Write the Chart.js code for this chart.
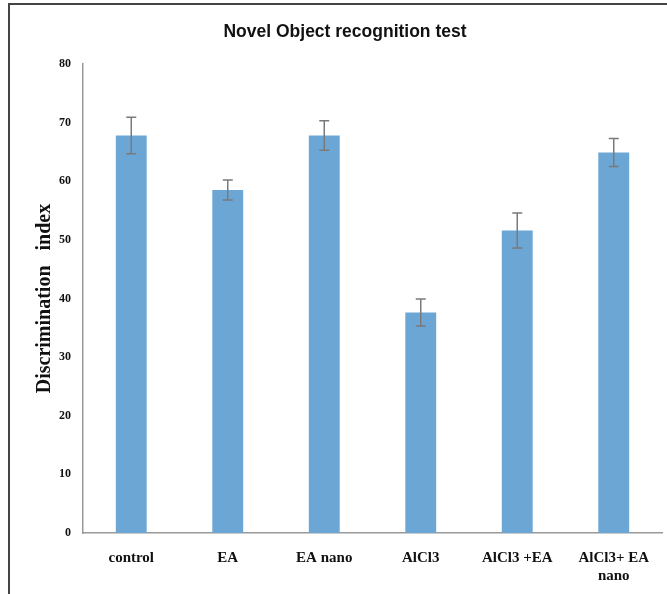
<!DOCTYPE html>
<html>
<head>
<meta charset="utf-8">
<script src="https://cdn.jsdelivr.net/npm/chart.js@4.4.0/dist/chart.umd.min.js"></script>
<style>
  body { margin: 0; background: #fff; }
  #frame { position: absolute; left: 8px; top: 3px; width: 700px; height: 700px; border: 2px solid #444; }
  #wrap { position: absolute; left: 0; top: 0; width: 667px; height: 594px; }
</style>
</head>
<body>
<div id="frame"></div>
<div id="wrap"><canvas id="show_chart" width="667" height="594"></canvas></div>
<script>
// data
const groups = ['control', 'EA', 'EA nano', 'AlCl3', 'AlCl3 +EA', ['AlCl3+ EA', 'nano']]
const means = [67.8, 58.5, 67.8, 37.6, 51.6, 64.9]
const errors = [3.1, 1.7, 2.5, 2.3, 3.0, 2.4]
const chartTitle = 'Novel Object recognition test'

// draws the error bars on top of each bar
const errorBars = {
    id: 'errorBars',
    afterDatasetsDraw(chart) {
        const ctx = chart.ctx
        const x = chart.scales.x
        const y = chart.scales.y
        ctx.save()
        ctx.strokeStyle = '#7a7a7a'
        ctx.lineWidth = 1.5
        means.forEach((m, i) => {
            const cx = x.getPixelForValue(i)
            const top = y.getPixelForValue(m + errors[i])
            const bot = y.getPixelForValue(m - errors[i])
            ctx.beginPath()
            ctx.moveTo(cx, top); ctx.lineTo(cx, bot)
            ctx.moveTo(cx - 5, top); ctx.lineTo(cx + 5, top)
            ctx.moveTo(cx - 5, bot); ctx.lineTo(cx + 5, bot)
            ctx.stroke()
        })
        ctx.restore()
    }
}

// title sits a little right of the canvas centre, like the original
const topTitle = {
    id: 'topTitle',
    afterDraw(chart) {
        const ctx = chart.ctx
        ctx.save()
        ctx.font = 'bold 17.5px "Liberation Sans"'
        ctx.fillStyle = '#111'
        ctx.textAlign = 'center'
        ctx.textBaseline = 'middle'
        ctx.fillText(chartTitle, 345, 32)
        ctx.restore()
    }
}

const ctx = document.querySelector('#show_chart').getContext('2d')

new Chart(ctx, {
    type: 'bar',
    data: {
        labels: groups,
        datasets: [
            {
                data: means,
                backgroundColor: '#6ba6d5',
                borderWidth: 0,
                barPercentage: 0.32,
                categoryPercentage: 1
            }
        ]
    },
    options: {
        responsive: false,
        animation: false,
        layout: { padding: { left: 0, right: 5, top: 64, bottom: 0 } },
        plugins: {
            legend: { display: false },
            tooltip: { enabled: false },
            title: { display: false }
        },
        scales: {
            x: {
                grid: { display: false, drawTicks: false },
                border: { color: '#999', width: 1.5 },
                ticks: {
                    color: '#111',
                    maxRotation: 0,
                    autoSkip: false,
                    padding: 16,
                    font: { family: 'Liberation Serif', size: 15, weight: 'bold' }
                },
                afterFit(scale) { scale.height = 61 }
            },
            y: {
                min: 0,
                max: 80,
                grid: { display: false, drawTicks: false },
                border: { color: '#999', width: 1.5 },
                ticks: {
                    stepSize: 10,
                    color: '#111',
                    padding: 12,
                    font: { family: 'Liberation Serif', size: 12, weight: 'bold' }
                },
                title: {
                    display: true,
                    text: 'Discrimination   index',
                    color: '#111',
                    padding: { top: 33, bottom: 0 },
                    font: { family: 'Liberation Serif', size: 20, weight: 'bold' }
                },
                afterFit(scale) { scale.width = 83 }
            }
        }
    },
    plugins: [errorBars, topTitle]
})
</script>
</body>
</html>
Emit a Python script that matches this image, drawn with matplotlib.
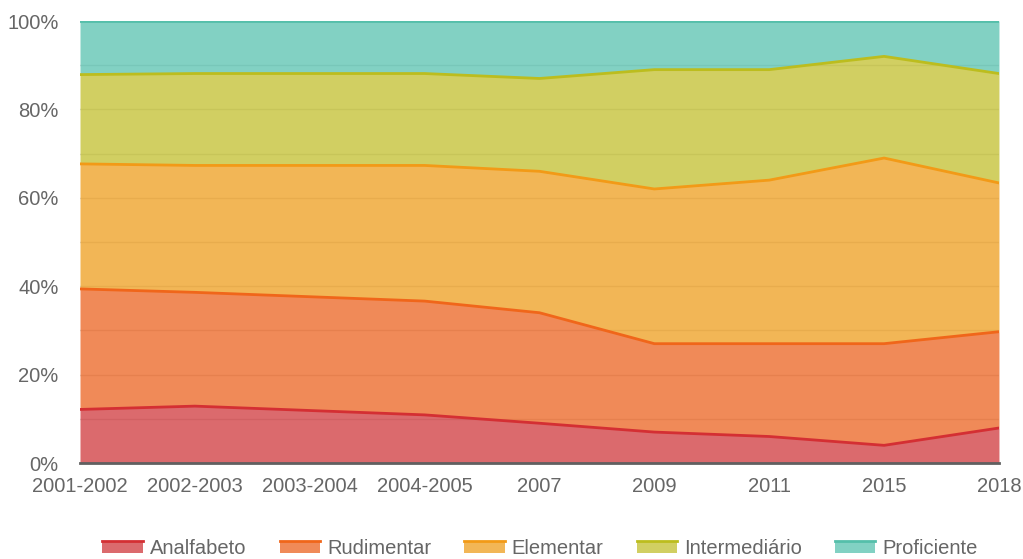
import numpy as np
import matplotlib
matplotlib.use("Agg")
import matplotlib.pyplot as plt
from matplotlib.patches import Rectangle
from matplotlib.lines import Line2D
from matplotlib.legend_handler import HandlerBase

plt.rcParams["font.family"] = ["Liberation Sans", "DejaVu Sans"]

years = ["2001-2002", "2002-2003", "2003-2004", "2004-2005", "2007",
         "2009", "2011", "2015", "2018"]
analfabeto = [12, 13, 12, 11, 9, 7, 6, 4, 8]
rudimentar = [27, 26, 26, 26, 25, 20, 21, 23, 22]
elementar = [28, 29, 30, 31, 32, 35, 37, 42, 34]
intermediario = [20, 21, 21, 21, 21, 27, 25, 23, 25]
proficiente = [12, 12, 12, 12, 13, 11, 11, 8, 12]

names = ["Analfabeto", "Rudimentar", "Elementar", "Intermediário", "Proficiente"]
base_cols = ["#cf383c", "#eb6320", "#ee9e1e", "#c2bf2e", "#58c2af"]
line_cols = ["#d42f33", "#f0661a", "#f29a17", "#bcbd1e", "#55bfaa"]


class AreaHandler(HandlerBase):
    """legend swatch: translucent box with a solid line on top"""
    def __init__(self, fill, line):
        super().__init__()
        self.fill, self.line = fill, line

    def create_artists(self, legend, orig, xd, yd, w, h, fs, trans):
        r = Rectangle((-xd, -yd), w, h, facecolor=self.fill, alpha=0.75,
                      edgecolor="none", transform=trans)
        l = Line2D([-xd, -xd + w], [-yd + h, -yd + h], color=self.line,
                   lw=2, transform=trans)
        return [r, l]


data = np.array([analfabeto, rudimentar, elementar, intermediario, proficiente],
                dtype=float)
pct = data / data.sum(axis=0) * 100
cum = np.cumsum(pct, axis=0)
x = np.arange(len(years))

fig = plt.figure(figsize=(10.23, 5.59), dpi=100)
ax = fig.add_axes([0.0782, 0.1717, 0.8983, 0.7907])

lower = np.zeros(len(years))
for i in range(len(names)):
    ax.fill_between(x, lower, cum[i], color=base_cols[i], alpha=0.75,
                    linewidth=0, zorder=2)
    ax.plot(x, cum[i], color=line_cols[i], lw=2, zorder=3)
    lower = cum[i]

ax.set_xlim(0, len(years) - 1)
ax.set_ylim(0, 100)
ax.set_yticks(np.arange(0, 101, 10), minor=True)
ax.set_yticks(np.arange(0, 101, 20))
ax.set_yticklabels([f"{v}%" for v in range(0, 101, 20)])
ax.set_xticks(x)
ax.set_xticklabels(years)
ax.grid(axis="y", which="both", color="#d8d8d8", lw=1, zorder=1)
ax.set_axisbelow(True)
ax.tick_params(axis="both", which="both", length=0, labelsize=14.5,
               labelcolor="#666666")
ax.tick_params(axis="y", pad=15.5)
ax.tick_params(axis="x", pad=10)
for s in ["top", "right", "left"]:
    ax.spines[s].set_visible(False)
ax.spines["bottom"].set_color("#606060")
ax.spines["bottom"].set_linewidth(2)
ax.spines["bottom"].set_zorder(5)

handles = [Rectangle((0, 0), 1, 1) for _ in names]
hmap = {h: AreaHandler(base_cols[i], line_cols[i]) for i, h in enumerate(handles)}
leg = fig.legend(handles, names, handler_map=hmap, loc="center",
                 bbox_to_anchor=(0.528, 0.018), ncol=5, frameon=False,
                 fontsize=14.5, handlelength=2.0, handleheight=0.55,
                 columnspacing=1.65, handletextpad=0.35, borderpad=0)
for t in leg.get_texts():
    t.set_color("#666666")

fig.savefig("out.png", dpi=100)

------

### What needs to be done:
Only the lines from "Emit a Python" through "return [r, l]" should appear in your output, copied exactly with both end lines, and with no pictures.

### Final result:
Emit a Python script that matches this image, drawn with matplotlib.
import numpy as np
import matplotlib
matplotlib.use("Agg")
import matplotlib.pyplot as plt
from matplotlib.patches import Rectangle
from matplotlib.lines import Line2D
from matplotlib.legend_handler import HandlerBase

plt.rcParams["font.family"] = ["Liberation Sans", "DejaVu Sans"]

years = ["2001-2002", "2002-2003", "2003-2004", "2004-2005", "2007",
         "2009", "2011", "2015", "2018"]
analfabeto = [12, 13, 12, 11, 9, 7, 6, 4, 8]
rudimentar = [27, 26, 26, 26, 25, 20, 21, 23, 22]
elementar = [28, 29, 30, 31, 32, 35, 37, 42, 34]
intermediario = [20, 21, 21, 21, 21, 27, 25, 23, 25]
proficiente = [12, 12, 12, 12, 13, 11, 11, 8, 12]

names = ["Analfabeto", "Rudimentar", "Elementar", "Intermediário", "Proficiente"]
base_cols = ["#cf383c", "#eb6320", "#ee9e1e", "#c2bf2e", "#58c2af"]
line_cols = ["#d42f33", "#f0661a", "#f29a17", "#bcbd1e", "#55bfaa"]


class AreaHandler(HandlerBase):
    """legend swatch: translucent box with a solid line on top"""
    def __init__(self, fill, line):
        super().__init__()
        self.fill, self.line = fill, line

    def create_artists(self, legend, orig, xd, yd, w, h, fs, trans):
        r = Rectangle((-xd, -yd), w, h, facecolor=self.fill, alpha=0.75,
                      edgecolor="none", transform=trans)
        l = Line2D([-xd, -xd + w], [-yd + h, -yd + h], color=self.line,
                   lw=2, transform=trans)
        return [r, l]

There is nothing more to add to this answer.